Anyone watching wheat futures on Monday (July 30) witnessed a sizable market tumble, as the commodity lost 2.4% on the Chicago Board of Trade – its biggest drop in two weeks. Wheat’s slide sent the media scrambling for answers why. And what did they discover?
Well, the spring wheat harvest in the northern Great Plains has apparently produced far more wheat than expected. According to Bloomberg, “some fields may yield as much as 95 bushels an acre, or almost three times the five-year average.”
That’s a lot of wheat. The article goes on to cite weather in the Great Plains – which presented near-perfect growing conditions – as the reason there may be more bread in production (but not in some wheat traders’ wallets).
Mainstream financial analysts believe wholly in the old market theory of supply and demand. You know: If supply goes up, prices go down; if demand goes up, so do the prices. Trouble is, the supply/demand theory only works until it doesn't. If you've been watching the markets for a while, you've seen plenty of cases when markets would rally on the news of a boost in supply, or fall in the face of rising demand.
That's why while the Weather Channel may give you an idea what to expect weather-wise for your fishing trip in the Great Plains, you probably shouldn't base your trading strategy solely on “partly sunny, chance of rain, average high 86.”
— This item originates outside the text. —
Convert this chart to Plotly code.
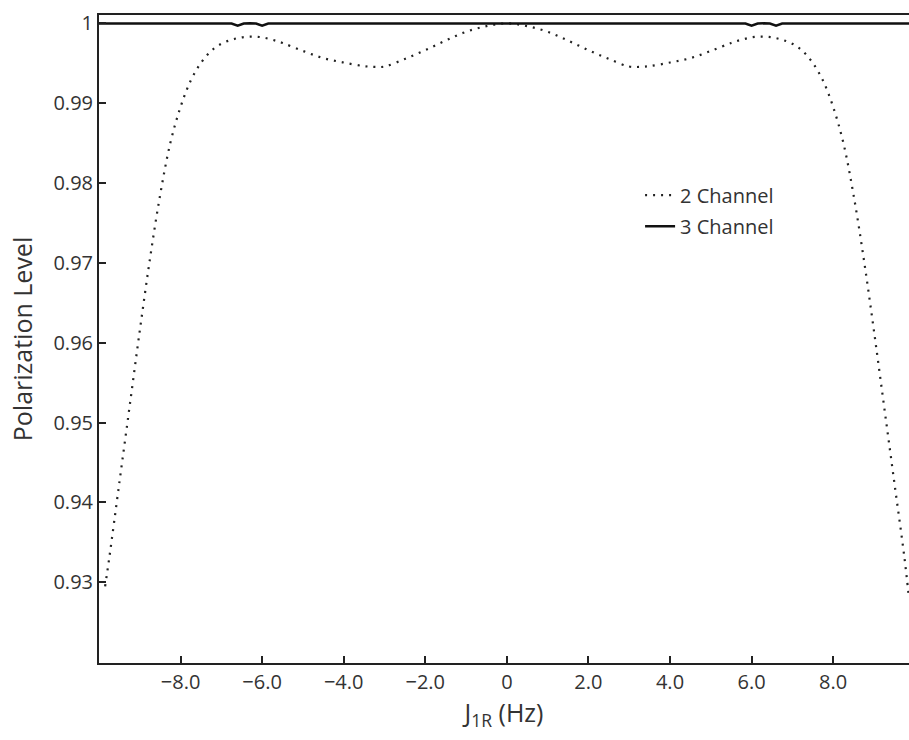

This is when the Wave Principle comes in handy – specifically Elliott Wave International's Daily Futures Junctures. With DFJ, you don’t have to spend hours waiting for crop reports and staring at weather maps. Just take a look at the chart below that DFJ's editor Jeffrey Kennedy published in Monday’s edition (some of the labels have been erased for this publication):

Judging by this week's action in wheat, the sell-off may have further to go. But instead of focusing on the weather, Jeffrey concentrates his analysis on a corrective Elliott wave pattern called an Expanded Flat that he's been watching develop in wheat's prices.
Although Expanded Flats are a corrective pattern (A-B-C), they can actually take the market to a new high (or low) as the price progresses in wave B. But, as you can see in the chart above, if you've identified this pattern correctly, it's a "false" high, and the entire wave B should eventually be retraced by the final wave of the pattern – wave C.
So far, Jeffrey's forecast has played out as expected. Time will tell if it continues to do so. You can never be certain when you're trying to forecast the future. Yet with Elliott wave analysis, you at least don't have to rely on such fickle indicators as the weather, or the supply and demand factors, and can focus on objective analysis instead.